I recently blogged that as a matter of fact, the President was fundamentally right in his approach to immigration, proposing a guest-worker program and opposing members of his own party who have been putting forward impractical and stupid solutions like building a wall, making being here illegally a felony and probably the stupidest of them all, the Kyl-Cornin bill, which requires that all illegals return home and enter the legal process (we already send them home when we catch them, so this bill accomplishes exactly nothing, except to waste paper and make people think they are doing something).

So, Tuesday, the President met with a bipartisan group of Senators to try and hammer out something that will work.

WASHINGTON (CNN) -- President Bush met Tuesday at the White House with a bipartisan group of senators to discuss ways to overhaul immigration, a chat that earned the president kudos from two men normally among his staunchest critics.

The discussion came as an immigration bill sits stalled in the Senate and as Majority Leader Bill Frist prepares to bring the issue back to the Senate floor by Memorial Day.

After the meeting, the senators said Bush expressed support for a package that would create a guest-worker program and would determine ways to address the status of more than 11 million illegal immigrants in the country...

Massachusetts Democratic Sen. Ted Kennedy called the meeting a "bipartisan coming-together" and said, "We still have a ways to go, but I certainly appreciate the president's involvement and his willingness to be engaged."
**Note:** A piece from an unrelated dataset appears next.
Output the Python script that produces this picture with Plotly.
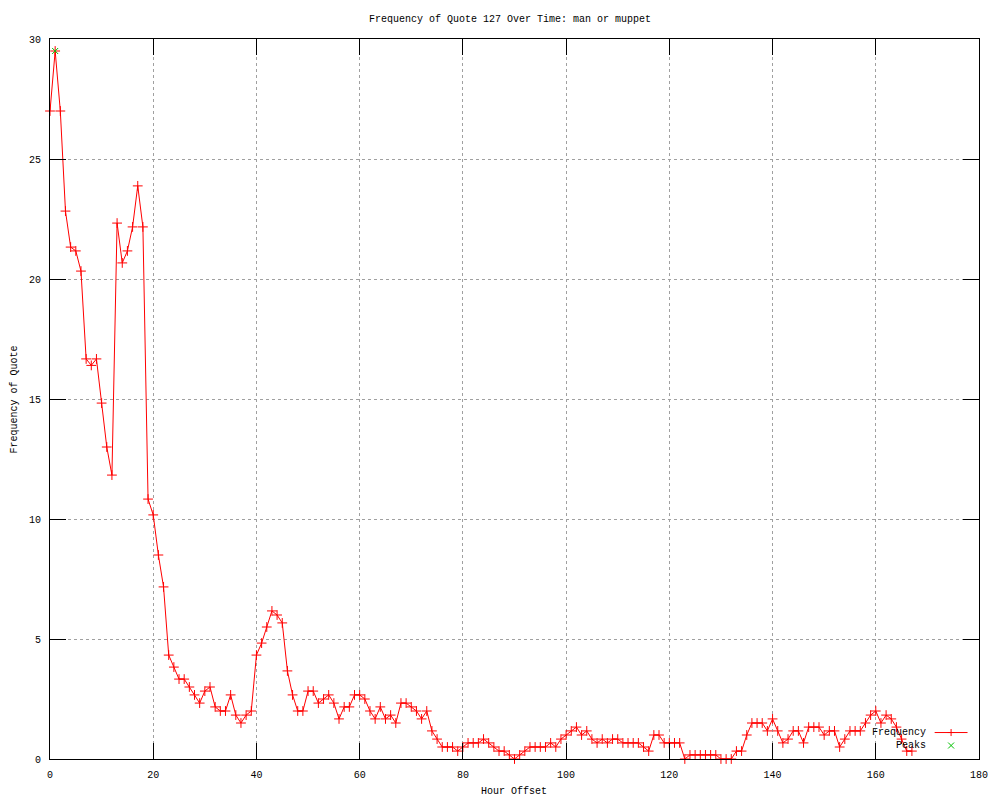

Kennedy was joined by another of Bush's most outspoken critics, Senate Minority Leader Harry Reid, who acknowledged he wasn't "in the habit of patting the president on the back.

"This was really good, a good, good meeting," Reid said. "He laid out what he believes are the important issues of the legislation, and I think they are there."


In fact, when he was running for President in 2000, George W. Bush campaigned on immigration reform.

This and second amendment issues are about the only issues where I believe that the President is right (well, OK-- also he was right to invade Afghanistan after 9/11 and continue to hunt bin Laden.)

Hopefully something positive will come of this discussion.

I'll be back to bashing Bush tomorrow I'm sure, but on the rare occasions when he does something right, it's appropriate to say so.

1 comment:

Anonymous said...

I don't think it's about leadership, I think it's about making sure that his business buddies still have a supply of cheap labor they can exploit.